La materia di Alleva

Le “Ultime corrispondenze dal villaggio” di Antonio Alleva per le belle edizioni de Il Ponte del Sale di Marco Munaro compongono un libro denso, vario, lieve. E però a suo modo violentissimo. La materia del pensiero poetante del bravo scrittore abruzzese si forma, oscillando tra un dialetto scheggiante e dolce e un italiano pulito e quieto, capace però di mescolarsi con lo spagnolo e i modi di dire di una contemporaneità caotica, sostando tra ricordi, visioni che riguardano i più prossimi. È una sorta di preparazione al viaggio. All’altrove. Si sta in una dimensione – che è propria di ogni buona poesia- che l‘autore chiama di un “altro Avvento” impiegando una espressione ricca di profonde e numerose risonanze. In questa dimensione – che nulla censura del vivente- lui sta come: “L’incantato della stella”, ovvero la statuetta un po’ inutile e appartata del presepe a cui si da tradizionale quel nome non avendo il personaggio nessuna caratteristica precisa – non è un fabbro, non un re maggio, non un passatempo quella statuina del presepe che fissa, incantato, il cielo. E che però, in questo caso, vede saltare il villaggio, vede cambiare di segno il luogo, vede che la scena sta mutando. In tal senso credo sia un libro anche violentissimo. Basta leggere una delle poesie più belle che ci sono dentro ( e tra le più belle che mi sia capitato leggere di recente) dedicata a Onna, paese terremotato.
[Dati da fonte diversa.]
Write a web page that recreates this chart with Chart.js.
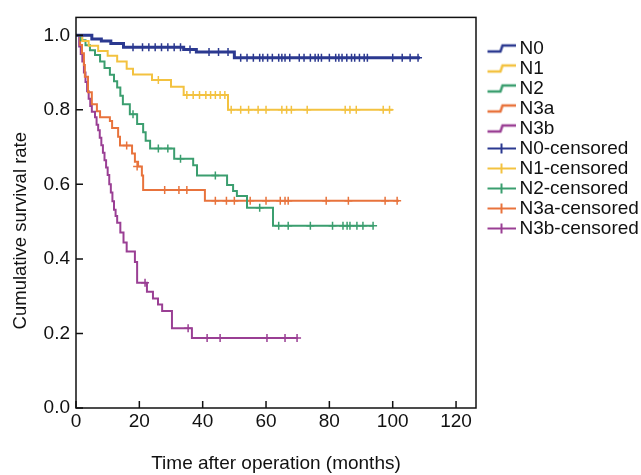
<!DOCTYPE html>
<html lang="en">
<head>
<meta charset="UTF-8">
<title>Cumulative survival rate</title>
<script src="https://cdn.jsdelivr.net/npm/chart.js"></script>
<style>
    body { margin: 0; background: #fff; }
</style>
</head>
<body>
<canvas id="survChart" width="641" height="475"></canvas>
<script>
// Kaplan-Meier curves (months, survival)
const groups = ["N0", "N1", "N2", "N3a", "N3b"];
const groupColors = ["#2b3990", "#f3c240", "#3b9e6f", "#e8733c", "#9a3f94"];

const n0Time = [0, 5, 8, 11, 15, 34, 38, 50, 108.6];
const n0Surv = [1.0, 0.99, 0.985, 0.978, 0.968, 0.962, 0.955, 0.94, 0.94];
const n1Time = [0, 2, 4, 7, 10, 13, 16, 18, 24, 30, 34, 48, 100];
const n1Surv = [1.0, 0.985, 0.972, 0.958, 0.945, 0.93, 0.91, 0.895, 0.88, 0.862, 0.84, 0.80, 0.80];
const n2Time = [0, 1.5, 3, 4.4, 6, 7.6, 9, 10.7, 12, 13, 14, 14.8, 17, 19.3, 21.2, 22, 23.4, 31, 37, 38.2, 47.7, 49.6, 50.8, 54, 62.2, 94];
const n2Surv = [1.0, 0.987, 0.973, 0.96, 0.947, 0.93, 0.912, 0.894, 0.877, 0.86, 0.838, 0.815, 0.788, 0.762, 0.74, 0.717, 0.696, 0.669, 0.651, 0.624, 0.598, 0.582, 0.569, 0.537, 0.489, 0.489];
const n3aTime = [0, 1.3, 1.9, 2.5, 2.8, 3.8, 5, 6.6, 7.6, 10.7, 11.4, 13.3, 13.9, 17.7, 18.6, 19.6, 20.8, 21.2, 40.7, 102];
const n3aSurv = [1.0, 0.974, 0.952, 0.92, 0.889, 0.847, 0.815, 0.796, 0.78, 0.77, 0.751, 0.728, 0.704, 0.683, 0.661, 0.648, 0.624, 0.585, 0.556, 0.556];
const n3bTime = [0, 1, 1.5, 2, 2.5, 3, 3.5, 4, 4.5, 5, 6, 6.5, 7, 7.5, 8, 8.5, 9, 9.5, 10, 10.5, 11, 11.5, 12, 12.5, 13, 14, 15, 16, 18.6, 19.3, 22.4, 24.3, 25.9, 27.2, 30.3, 36.6, 70];
const n3bSurv = [1.0, 0.97, 0.95, 0.93, 0.9, 0.875, 0.85, 0.83, 0.81, 0.795, 0.78, 0.76, 0.745, 0.725, 0.705, 0.685, 0.665, 0.645, 0.625, 0.6, 0.578, 0.555, 0.532, 0.515, 0.497, 0.471, 0.444, 0.42, 0.392, 0.336, 0.312, 0.294, 0.278, 0.26, 0.214, 0.188, 0.188];

// censored observations
const n0CensTime = [18, 21, 23, 25, 27, 29, 31, 33, 36, 42, 45, 48, 52, 54, 56, 58, 59, 60.5, 62, 64, 65, 66, 67.5, 70.5, 72, 74, 75.5, 76.5, 77.5, 80, 82, 83, 84, 85.5, 87, 88, 89.5, 91, 92, 100, 103, 105.5, 108];
const n0CensSurv = [0.968, 0.968, 0.968, 0.968, 0.968, 0.968, 0.968, 0.968, 0.962, 0.955, 0.955, 0.955, 0.94, 0.94, 0.94, 0.94, 0.94, 0.94, 0.94, 0.94, 0.94, 0.94, 0.94, 0.94, 0.94, 0.94, 0.94, 0.94, 0.94, 0.94, 0.94, 0.94, 0.94, 0.94, 0.94, 0.94, 0.94, 0.94, 0.94, 0.94, 0.94, 0.94, 0.94];
const n1CensTime = [26, 35, 37, 39, 41, 42.5, 44, 45.5, 47, 49, 52, 54.5, 57.5, 60, 65, 66.5, 68, 73, 85, 86.5, 88.5, 97, 99];
const n1CensSurv = [0.88, 0.84, 0.84, 0.84, 0.84, 0.84, 0.84, 0.84, 0.84, 0.80, 0.80, 0.80, 0.80, 0.80, 0.80, 0.80, 0.80, 0.80, 0.80, 0.80, 0.80, 0.80, 0.80];
const n2CensTime = [18, 26, 29, 33, 44, 58, 64, 67, 74, 81, 84.3, 85.6, 86.5, 88.7, 90.6, 93.8];
const n2CensSurv = [0.788, 0.696, 0.696, 0.669, 0.624, 0.537, 0.489, 0.489, 0.489, 0.489, 0.489, 0.489, 0.489, 0.489, 0.489, 0.489];
const n3aCensTime = [16, 19.3, 28, 32.5, 35, 44, 47.5, 50, 55, 60, 64.5, 66, 67, 79, 86, 97.6, 101.4];
const n3aCensSurv = [0.704, 0.648, 0.585, 0.585, 0.585, 0.556, 0.556, 0.556, 0.556, 0.556, 0.556, 0.556, 0.556, 0.556, 0.556, 0.556, 0.556];
const n3bCensTime = [21.8, 35.4, 41.4, 45.5, 60.3, 66, 69.8];
const n3bCensSurv = [0.336, 0.214, 0.188, 0.188, 0.188, 0.188, 0.188];

const xTicks = [0, 20, 40, 60, 80, 100, 120];
const yTicks = [0, 0.2, 0.4, 0.6, 0.8, 1.0];

const curveTimes = [n0Time, n1Time, n2Time, n3aTime, n3bTime];
const curveSurv = [n0Surv, n1Surv, n2Surv, n3aSurv, n3bSurv];
const censTimes = [n0CensTime, n1CensTime, n2CensTime, n3aCensTime, n3bCensTime];
const censSurv = [n0CensSurv, n1CensSurv, n2CensSurv, n3aCensSurv, n3bCensSurv];

const fontFamily = '"Liberation Sans", Arial, sans-serif';

function pairs(xs, ys) {
    return xs.map((x, i) => ({ x: x, y: ys[i] }));
}

// legend icons; the blank strip on the left pushes the drawn part right
function stepIcon(color) {
    const c = document.createElement("canvas");
    c.width = 44; c.height = 12;
    const g = c.getContext("2d");
    g.strokeStyle = color;
    g.lineWidth = 2.5;
    g.beginPath();
    g.moveTo(16, 9); g.lineTo(29, 9); g.lineTo(31, 3); g.lineTo(44, 3);
    g.stroke();
    return c;
}
function crossIcon(color) {
    const c = document.createElement("canvas");
    c.width = 44; c.height = 12;
    const g = c.getContext("2d");
    g.strokeStyle = color;
    g.lineWidth = 2;
    g.beginPath();
    g.moveTo(16, 6); g.lineTo(44, 6);
    g.moveTo(30, 1); g.lineTo(30, 11);
    g.stroke();
    return c;
}

const datasets = [];
groups.forEach((name, i) => {
    datasets.push({
        label: name,
        data: pairs(curveTimes[i], curveSurv[i]),
        borderColor: groupColors[i],
        borderWidth: i === 0 ? 3 : 2,
        stepped: "before",
        pointRadius: 0,
        fill: false
    });
});
groups.forEach((name, i) => {
    datasets.push({
        label: name + "-censored",
        data: pairs(censTimes[i], censSurv[i]),
        borderColor: groupColors[i],
        showLine: false,
        pointStyle: "cross",
        pointRadius: 4,
        pointBorderWidth: 1.5
    });
});

const icons = groupColors.map(stepIcon).concat(groupColors.map(crossIcon));

const framePlugin = {
    id: "frame",
    afterDraw(chart) {
        const { ctx, chartArea: a, scales } = chart;
        ctx.save();
        ctx.strokeStyle = "#111";
        ctx.lineWidth = 1.5;
        ctx.strokeRect(a.left, a.top, a.right - a.left, a.bottom - a.top);
        ctx.beginPath();
        scales.x.ticks.forEach(t => {
            const px = scales.x.getPixelForValue(t.value);
            ctx.moveTo(px, a.bottom);
            ctx.lineTo(px, a.bottom - 7);
        });
        scales.y.ticks.forEach(t => {
            const py = scales.y.getPixelForValue(t.value);
            ctx.moveTo(a.left, py);
            ctx.lineTo(a.left + 7, py);
        });
        ctx.stroke();
        ctx.restore();
    }
};

new Chart(document.getElementById("survChart"), {
    type: "line",
    data: { datasets: datasets },
    plugins: [framePlugin],
    options: {
        responsive: false,
        animation: false,
        layout: { padding: { top: 12, right: 0, bottom: 0, left: 0 } },
        plugins: {
            tooltip: { enabled: false },
            legend: {
                position: "right",
                align: "start",
                maxWidth: 165,
                title: { display: true, text: "", font: { size: 10, lineHeight: 1 }, padding: { top: 16, bottom: 0 } },
                labels: {
                    usePointStyle: true,
                    pointStyleWidth: 33,
                    padding: 1,
                    color: "#111",
                    font: { family: fontFamily, size: 19 },
                    generateLabels: chart => chart.data.datasets.map((ds, i) => ({
                        text: ds.label,
                        pointStyle: icons[i],
                        fillStyle: ds.borderColor,
                        strokeStyle: ds.borderColor,
                        fontColor: "#111",
                        lineWidth: 0,
                        hidden: false,
                        datasetIndex: i
                    }))
                }
            }
        },
        scales: {
            x: {
                type: "linear",
                min: 0,
                max: 126.3,
                grid: { display: false, drawTicks: false },
                border: { display: false },
                afterBuildTicks: axis => { axis.ticks = xTicks.map(v => ({ value: v })); },
                afterFit: axis => { axis.height = 67; },
                ticks: { color: "#111", padding: 2, maxRotation: 0, font: { family: fontFamily, size: 19 } },
                title: {
                    display: true,
                    text: "Time after operation (months)",
                    color: "#111",
                    font: { family: fontFamily, size: 19, lineHeight: 1.2 },
                    padding: { top: 0, bottom: 0 }
                }
            },
            y: {
                type: "linear",
                min: 0,
                max: 1.048,
                grid: { display: false, drawTicks: false },
                border: { display: false },
                afterBuildTicks: axis => { axis.ticks = yTicks.map(v => ({ value: v })); },
                afterFit: axis => { axis.width = 76; },
                ticks: { color: "#111", padding: 6, font: { family: fontFamily, size: 19 }, callback: v => v.toFixed(1) },
                title: {
                    display: true,
                    text: "Cumulative survival rate       ",
                    color: "#111",
                    font: { family: fontFamily, size: 18.5, lineHeight: 1.2 },
                    padding: { top: 10, bottom: 0 }
                }
            }
        }
    }
});
</script>
</body>
</html>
Ho sempre ritenuto che il tempo sia la materia della poesia. Non solo come tema dei temi, messo a fuoco non a caso da quell’Agostino, santo e maestro di retorica che legava spinta amorosa e scrittura, ma anche come ritmo, movimento e relazione profonda e speciale con il farsi delle parole. Si tratta anche del tempo della loro storia, e fragilità e durata. In questa prova, Alleva che è poeta e lettore finissimo, sceglie la forma della missiva (che nella nostra poesia anche recente ha avuto precedenti e varie versioni, dalle notizie dalle ultime zone giurisdizionali di Caproni, “Franco cacciatore” dell’invisibile ai “Preparativi per la villeggiatura” di Pagnanelli fino a prove recenti di “Fratelli” di  Guido Garufi o di libri dialoganti con precise figure del villaggio o della casa, come il colloquio in “Beatitudini della malattia”, di Roberta Dapunt con la madre…La poesia come gesto in sé interroga il tempo nel suo disfarsi e rifarsi, della sua relazione con cose e volti, la sua doppia natura di illuminazione e velamento. Alleva mette queste cose ( e altre) nel suo libro, le fa vedere con scorci minimi e rapide vertigini di pensiero, tra i figli, le foto in casa, i poeti lontani e passati, le città ispaniche, le rabbie nazionali e antinazionali, gli sconforti. Ma mai cadendo nella retorica. Perché il villaggio di certo è stato importante ma altrettanto è stato stretto. E Alleva – che non a caso inizia con una dedica di rivelazione (ancora il rapporto tra tempo e nome) – sa che il nostro villaggio e “già” qui e “non ancora” qui. E sa che chi manda missive poetiche da questo luogo dove geografia e profezia, decadenza e svelamento, è appunto un “incantato” – parola che si può usare per dire di attitudine alla meraviglia oppure a quel che al mondo pare stupidità.